Wednesday, 12 February 2014

Rethinking the Origins Debate



In 2012, a Gallup poll found that 46 percent of U.S. adults believed "God created humans pretty much in their present form at one time within the last 10,000 years or so." Thirty-two percent believed humans evolved with God's guidance, and 15 percent believed humans evolved with no divine guidance at all. The responses to this question, which Gallup has included 11 times on polls since 1982, have been remarkably stable over a 30-year period of time. The findings, showing a public evenly split over the issue of human evolution, have been corroborated in several other national surveys.

These surveys portray a deeply divided and polarized public. Even among the majority who believe that God created humans, the chasm separating creationist and evolutionist views appears to be gargantuan. Are Americans really this divided over human origins?

As a social scientist, I am skeptical about these findings for two reasons. First, the way in which these questions about human origins are written restricts complex or conflicted responses. Surveys like the Gallup poll tend to represent the various views we might label Atheistic Evolution, Theistic Evolution, Intelligent Design, or Young Earth Creationism with position statements that force respondents to select the one that comes closest to their beliefs.

The trouble is that these various views contain multiple beliefs about common descent, natural selection, divine involvement, and historical timeframe. The survey questions conflate these underlying beliefs in particular ways and force individuals to select from prepackaged sets of ideas. This is simply a practical necessity given the limited amount of space on general public surveys.
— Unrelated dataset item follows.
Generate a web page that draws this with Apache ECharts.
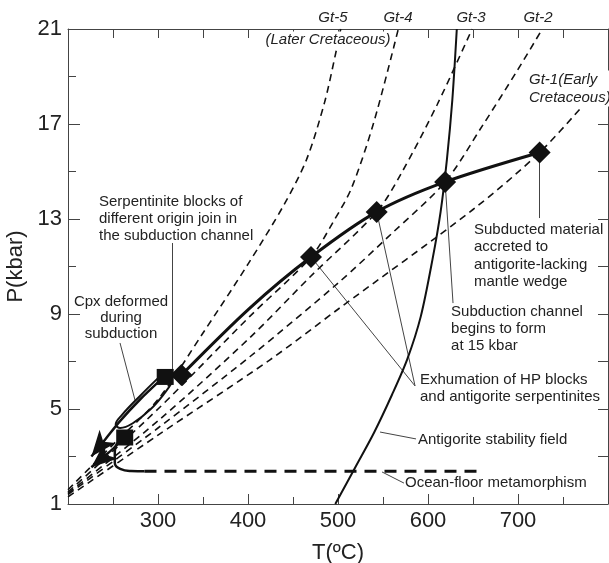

Second, these polls give us no description of the manner in which people hold to these beliefs. Are respondents confident that their position is correct? Is it important to them personally to have the right beliefs about human origins? If large segments of the public are uncertain about their position, or if their beliefs are unimportant to them, then the idea of an intensely polarized public is misleading.

As part of a recent project funded by the BioLogos Foundation, I have fielded a new, nationally representative survey of the American public: The National Study of Religion and Human Origins (NSRHO).

Unlike existing surveys, this one includes extensive questions about human origins that allow us to develop a more accurate portrait of what the general public—and, in particular, Christians—actually believe. The survey includes questions on belief in human evolution, divine involvement, the existence of Adam and Eve, historical timeframe, original sin, and more. For each of these questions, participants are allowed to respond with "not at all sure" about what they believe. If they claim a position, they are also asked to rate how confident they are that their belief is correct. Lastly, they are asked to report how important having the right beliefs about human origins is to them personally.

Let's look at the creationist position. It contains, at a minimum, the following beliefs:

    Humans did not evolve from other species.
    God was involved in the creation of humans.
    Humans were created within the last 10,000 years.